What’s more, Arsenal promised to build plenty of affordable homes as part of the surrounding development, and 40% of the 3000 new homes will indeed be affordable. But campaigners have noticed that these low-income houses and flats have been allocated to the least attractive site: close to the waste recycling centre across Holloway Road, built by Arsenal to replace the old rubbish dump on which the Emirates stadium now stands.

How did this happen? Islington’s opposition parties blame the borough’s ruling Liberal Democrats. “They have been supine in the extreme and allowed the developers to get away with murder,” Catharine West, Labour group leader, told me yesterday. The borough had reached a whole cluster of agreements with Arsenal, but when Arsenal wanted to break, or “renegotiate”, them the council just rolled over. (Voter anger over that capitulation surely played a part in the slashing of the Lib Dems’ majority earlier this month.)

Local politics being what it is, there’s a queue of people ready to see this as a Lib Dem problem. The critics say the party got too close to the club, even posing with Arsenal officials on their election literature. But this is about more than a group of councillors who allowed themselves to be dazzled by a glamorous football club.

It is about the weaknesses of democratic local authorities in the face of big business. Arsenal had serious leverage: they could leave the borough altogether, taking prestige and jobs with them. (The club did indeed threaten to move to Kings Cross, or even to the edges of the M25.) That’s the last thing any local authority would want. On the contrary, they’re desperate to lure the big commercial beasts to their patch. Note the joy of a Birmingham or Leeds when a Harvey Nichols or Selfridges arrive. A Marks and Spencer or John Lewis is deemed an “anchor shop”: once it’s there, others will follow, securing an entire retail area. In their desperation, councils end up giving these giants whatever they want.

Even when a business decides to move into or stay in an area, it still has clout. Any council minded to hold a big corporate player to its legal agreements will face an opponent with much deeper pockets: it can fight a court battle with greater resources than any single London borough can muster. So councillors end up accepting defeat, allowing the commercial Goliath to wriggle out of its promises.

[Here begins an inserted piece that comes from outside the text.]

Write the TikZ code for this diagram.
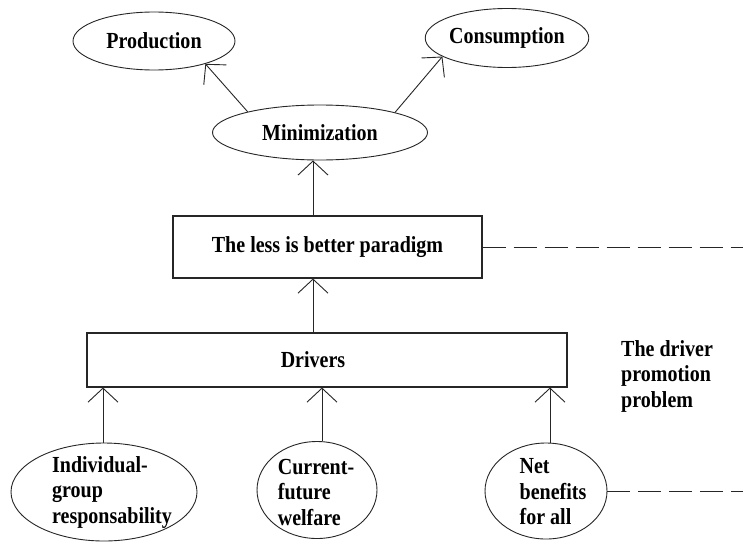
\documentclass[tikz,border=0pt]{standalone}
\usepackage{fontspec}
\setmainfont{Liberation Serif}[FakeStretch=0.87]
\usetikzlibrary{shapes.geometric,arrows.meta}
\begin{document}
\begin{tikzpicture}[x=1pt,y=-1pt,
  every node/.style={font=\fontsize{23}{25.5}\selectfont\bfseries, text=black},
  ell/.style={draw=black!85, line width=0.9pt, ellipse, inner sep=0pt},
  box/.style={draw=black!85, line width=1.1pt, rectangle, inner sep=0pt},
  arr/.style={draw=black!85, line width=0.9pt, -{Straight Barb[length=14pt,width=30pt]}},
  dsh/.style={draw=black!85, line width=1pt, dash pattern=on 23pt off 8pt},
  lbl/.style={align=left, inner sep=0pt}]
\useasboundingbox[fill=white] (0,0) rectangle (743,541);

\node[ell, minimum width=162pt, minimum height=58pt] (prod) at (154,41) {Production};
\node[ell, minimum width=151pt, minimum height=59pt] (cons) at (507,38) {Consumption};
\node[ell, minimum width=215pt, minimum height=55pt] (mini) at (320,132.5) {Minimization};
\node[box, minimum width=309pt, minimum height=62pt] (para) at (327.5,247) {The less is better paradigm};
\node[box, minimum width=480pt, minimum height=54pt] (drv) at (327,360) {};
\node (drvt) at (313,360) {Drivers};

\node[ell, minimum width=186pt, minimum height=98pt] (ind) at (104,492) {};
\node[lbl] (indt) at (112,492) {Individual-\\group\\responsability};
\node[ell, minimum width=120pt, minimum height=97pt] (cur) at (317,490) {};
\node[lbl] (curt) at (316,492) {Current-\\future\\welfare};
\node[ell, minimum width=122pt, minimum height=96pt] (net) at (546,491) {};
\node[lbl] (nett) at (553,492) {Net\\benefits\\for all};

\node[lbl, anchor=west] (prob) at (621,376) {The driver\\promotion\\problem};

\coordinate (xa) at (313,0);
\coordinate (xb) at (103,0);
\coordinate (xc) at (322,0);
\coordinate (xd) at (550,0);
\coordinate (e1) at (743,0);

\draw[arr] (mini.164) -- (prod.-24);
\draw[arr] (mini.15) -- (cons.196);
\draw[arr] (para.north -| xa) -- (mini.south -| xa);
\draw[arr] (drv.north -| xa) -- (para.south -| xa);
\draw[arr] (ind.north -| xb) -- (drv.south -| xb);
\draw[arr] (cur.north -| xc) -- (drv.south -| xc);
\draw[arr] (net.north -| xd) -- (drv.south -| xd);

\draw[dsh] (para.east) -- (para.east -| e1);
\draw[dsh] (net.east) -- (net.east -| e1);
\end{tikzpicture}
\end{document}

The same process of intimidation might even explain why authorities who punish you and me if we stray anywhere near a bus lane, seem strangely tolerant of the supermarket delivery trucks which park in them for half an hour at a time.

In other words, the Arsenal experience is far from unusual. A Friends of the Earth report earlier this year found councils across the country surrendering to big retailers because they feared bankruptcy if they fought them. The group also found big players like Tesco regularly ignoring the terms of their planning consent. “The system is stacked against local authorities,” Friends of the Earth concluded.

But there could be an answer. Weak on their own, boroughs would be much stronger if they collaborated. If they agreed some collective standards, then businesses could no longer play one authority off another: there would be no way for a company to get a better deal somewhere else.

Councils could also propose a concordat with the businesses which most affect our neighbourhoods, an agreed set of standards to be signed by the High Street’s biggest names. If Tesco’s or Asda broke the concordat, they would take the hit of bad publicity, being named and shamed as poor corporate citizens.

The key point, missed by Islington council, is that big companies are not the only ones with leverage. Joined together, our elected representatives can have muscle, too – forcing corporate players to consider a bottom line that goes beyond pure profit. And that, as they say in football, would be a bit of a result.